> _Your objective_
Your task is to copy the listing exactly, with the pictures left out.
:: Given information
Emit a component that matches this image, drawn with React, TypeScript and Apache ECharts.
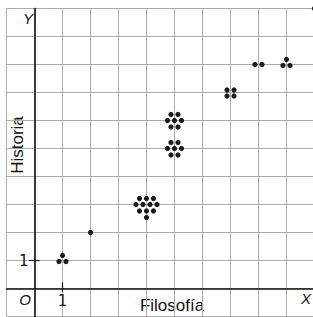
import React, { useEffect, useRef } from "react";
import * as echarts from "echarts";

// Bivariate frequency data (Filosofía, Historia, number of students)
const filosofia = [1, 2, 4, 5, 5, 7, 8, 9, 10];
const historia = [1, 2, 3, 5, 6, 7, 8, 8, 10];
const frecuencia = [3, 1, 11, 7, 7, 4, 2, 3, 1];

// Axis tick labels shown
const xTickLabels = [1];
const yTickLabels = [1];

// Dot arrangement of each cluster (pixel offsets, style only)
const PATTERNS: Record<number, [number, number][]> = {
  1: [[0, 0]],
  2: [[-3.5, 0], [3.5, 0]],
  3: [[0, -5], [-3.5, 1], [3.5, 1]],
  4: [[-3.5, -2.5], [3.5, -2.5], [-3.5, 3.5], [3.5, 3.5]],
  7: [[-3.5, -6], [3.5, -6], [-7, 0], [0, 0], [7, 0], [-3.5, 6.5], [3.5, 6.5]],
  11: [
    [-7, -6], [0, -6], [7, -6],
    [-10.5, 0], [-3.5, 0], [3.5, 0], [10.5, 0],
    [-7, 6.5], [0, 6.5], [7, 6.5],
    [0, 13],
  ],
};

const SANS = '"Liberation Sans", Arial, Helvetica, sans-serif';
const NUM = '"DejaVu Sans", sans-serif';
const INK = "#151515";

export default function App() {
  const ref = useRef<HTMLDivElement>(null);
  useEffect(() => {
    const chart = echarts.init(ref.current!, null, { renderer: "svg" });
    const tickData = [
      ...xTickLabels.map((v) => [v, 0, 0]),
      ...yTickLabels.map((v) => [0, v, 1]),
    ];
    const axisCommon = {
      type: "value",
      min: -1,
      max: 10,
      interval: 1,
      axisLine: { onZero: true, lineStyle: { color: INK, width: 1.6 } },
      axisTick: { show: false },
      axisLabel: { show: false },
      splitLine: { show: true, lineStyle: { color: "#ababab", width: 1 } },
    };
    chart.setOption({
      animation: false,
      backgroundColor: "#ffffff",
      grid: {
        left: 6.5,
        top: 8.5,
        width: 308,
        height: 308,
        containLabel: false,
        outerBoundsMode: "none",
      },
      xAxis: axisCommon,
      yAxis: axisCommon,
      graphic: [
        {
          type: "text",
          x: 33,
          y: 18,
          style: { text: "Y", align: "right", verticalAlign: "middle", font: `italic 15px ${SANS}`, fill: INK },
        },
        {
          type: "text",
          x: 25,
          y: 299,
          style: { text: "O", align: "center", verticalAlign: "middle", font: `italic 15px ${SANS}`, fill: INK },
        },
        {
          type: "text",
          x: 306,
          y: 298,
          style: { text: "X", align: "center", verticalAlign: "middle", font: `italic 15px ${SANS}`, fill: INK },
        },
        {
          type: "text",
          x: 172,
          y: 305.5,
          style: { text: "Filosofía", align: "center", verticalAlign: "middle", font: `17px ${SANS}`, fill: INK },
        },
        {
          type: "text",
          x: 17,
          y: 145,
          rotation: Math.PI / 2,
          style: { text: "Historia", align: "center", verticalAlign: "middle", font: `17px ${SANS}`, fill: INK },
        },
      ],
      series: [
        {
          type: "custom",
          coordinateSystem: "cartesian2d",
          clip: false,
          silent: true,
          data: tickData,
          renderItem: (_p: any, api: any) => {
            const c = api.coord([api.value(0), api.value(1)]);
            const vertical = api.value(2) === 0;
            const label = String(vertical ? api.value(0) : api.value(1));
            return {
              type: "group",
              children: [
                {
                  type: "line",
                  shape: vertical
                    ? { x1: c[0], y1: c[1] - 6, x2: c[0], y2: c[1] + 3.5 }
                    : { x1: c[0] - 5.5, y1: c[1], x2: c[0] + 5, y2: c[1] },
                  style: { stroke: INK, lineWidth: 1.2 },
                },
                {
                  type: "text",
                  x: vertical ? c[0] : c[0] - 6,
                  y: vertical ? c[1] + 12 : c[1],
                  style: {
                    text: label,
                    align: vertical ? "center" : "right",
                    verticalAlign: "middle",
                    font: `15px ${NUM}`,
                    fill: INK,
                  },
                },
              ],
            };
          },
        },
        {
          type: "custom",
          coordinateSystem: "cartesian2d",
          clip: false,
          silent: true,
          data: filosofia.map((x, i) => [x, historia[i], frecuencia[i]]),
          renderItem: (_p: any, api: any) => {
            const c = api.coord([api.value(0), api.value(1)]);
            const n = api.value(2) as number;
            const offs = PATTERNS[n] || [[0, 0]];
            return {
              type: "group",
              children: offs.map(([dx, dy]) => ({
                type: "circle",
                shape: { cx: c[0] + dx, cy: c[1] + dy, r: 2.6 },
                style: { fill: "#1a1a1a" },
              })),
            };
          },
        },
      ],
    });
    return () => chart.dispose();
  }, []);
  return (
    <div
      ref={ref}
      style={{ position: "fixed", left: 0, top: 0, width: 313, height: 317 }}
    />
  );
}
::::
> _Final result_
Emit a component that matches this image, drawn with React, TypeScript and Apache ECharts.
import React, { useEffect, useRef } from "react";
import * as echarts from "echarts";

// Bivariate frequency data (Filosofía, Historia, number of students)
const filosofia = [1, 2, 4, 5, 5, 7, 8, 9, 10];
const historia = [1, 2, 3, 5, 6, 7, 8, 8, 10];
const frecuencia = [3, 1, 11, 7, 7, 4, 2, 3, 1];

// Axis tick labels shown
const xTickLabels = [1];
const yTickLabels = [1];

// Dot arrangement of each cluster (pixel offsets, style only)
const PATTERNS: Record<number, [number, number][]> = {
  1: [[0, 0]],
  2: [[-3.5, 0], [3.5, 0]],
  3: [[0, -5], [-3.5, 1], [3.5, 1]],
  4: [[-3.5, -2.5], [3.5, -2.5], [-3.5, 3.5], [3.5, 3.5]],
  7: [[-3.5, -6], [3.5, -6], [-7, 0], [0, 0], [7, 0], [-3.5, 6.5], [3.5, 6.5]],
  11: [
    [-7, -6], [0, -6], [7, -6],
    [-10.5, 0], [-3.5, 0], [3.5, 0], [10.5, 0],
    [-7, 6.5], [0, 6.5], [7, 6.5],
    [0, 13],
  ],
};

const SANS = '"Liberation Sans", Arial, Helvetica, sans-serif';
const NUM = '"DejaVu Sans", sans-serif';
const INK = "#151515";

export default function App() {
  const ref = useRef<HTMLDivElement>(null);
  useEffect(() => {
    const chart = echarts.init(ref.current!, null, { renderer: "svg" });
    const tickData = [
      ...xTickLabels.map((v) => [v, 0, 0]),
      ...yTickLabels.map((v) => [0, v, 1]),
    ];
    const axisCommon = {
      type: "value",
      min: -1,
      max: 10,
      interval: 1,
      axisLine: { onZero: true, lineStyle: { color: INK, width: 1.6 } },
      axisTick: { show: false },
      axisLabel: { show: false },
      splitLine: { show: true, lineStyle: { color: "#ababab", width: 1 } },
    };
    chart.setOption({
      animation: false,
      backgroundColor: "#ffffff",
      grid: {
        left: 6.5,
        top: 8.5,
        width: 308,
        height: 308,
        containLabel: false,
        outerBoundsMode: "none",
      },
      xAxis: axisCommon,
      yAxis: axisCommon,
      graphic: [
        {
          type: "text",
          x: 33,
          y: 18,
          style: { text: "Y", align: "right", verticalAlign: "middle", font: `italic 15px ${SANS}`, fill: INK },
        },
        {
          type: "text",
          x: 25,
          y: 299,
          style: { text: "O", align: "center", verticalAlign: "middle", font: `italic 15px ${SANS}`, fill: INK },
        },
        {
          type: "text",
          x: 306,
          y: 298,
          style: { text: "X", align: "center", verticalAlign: "middle", font: `italic 15px ${SANS}`, fill: INK },
        },
        {
          type: "text",
          x: 172,
          y: 305.5,
          style: { text: "Filosofía", align: "center", verticalAlign: "middle", font: `17px ${SANS}`, fill: INK },
        },
        {
          type: "text",
          x: 17,
          y: 145,
          rotation: Math.PI / 2,
          style: { text: "Historia", align: "center", verticalAlign: "middle", font: `17px ${SANS}`, fill: INK },
        },
      ],
      series: [
        {
          type: "custom",
          coordinateSystem: "cartesian2d",
          clip: false,
          silent: true,
          data: tickData,
          renderItem: (_p: any, api: any) => {
            const c = api.coord([api.value(0), api.value(1)]);
            const vertical = api.value(2) === 0;
            const label = String(vertical ? api.value(0) : api.value(1));
            return {
              type: "group",
              children: [
                {
                  type: "line",
                  shape: vertical
                    ? { x1: c[0], y1: c[1] - 6, x2: c[0], y2: c[1] + 3.5 }
                    : { x1: c[0] - 5.5, y1: c[1], x2: c[0] + 5, y2: c[1] },
                  style: { stroke: INK, lineWidth: 1.2 },
                },
                {
                  type: "text",
                  x: vertical ? c[0] : c[0] - 6,
                  y: vertical ? c[1] + 12 : c[1],
                  style: {
                    text: label,
                    align: vertical ? "center" : "right",
                    verticalAlign: "middle",
                    font: `15px ${NUM}`,
                    fill: INK,
                  },
                },
              ],
            };
          },
        },
        {
          type: "custom",
          coordinateSystem: "cartesian2d",
          clip: false,
          silent: true,
          data: filosofia.map((x, i) => [x, historia[i], frecuencia[i]]),
          renderItem: (_p: any, api: any) => {
            const c = api.coord([api.value(0), api.value(1)]);
            const n = api.value(2) as number;
            const offs = PATTERNS[n] || [[0, 0]];
            return {
              type: "group",
              children: offs.map(([dx, dy]) => ({
                type: "circle",
                shape: { cx: c[0] + dx, cy: c[1] + dy, r: 2.6 },
                style: { fill: "#1a1a1a" },
              })),
            };
          },
        },
      ],
    });
    return () => chart.dispose();
  }, []);
  return (
    <div
      ref={ref}
      style={{ position: "fixed", left: 0, top: 0, width: 313, height: 317 }}
    />
  );
}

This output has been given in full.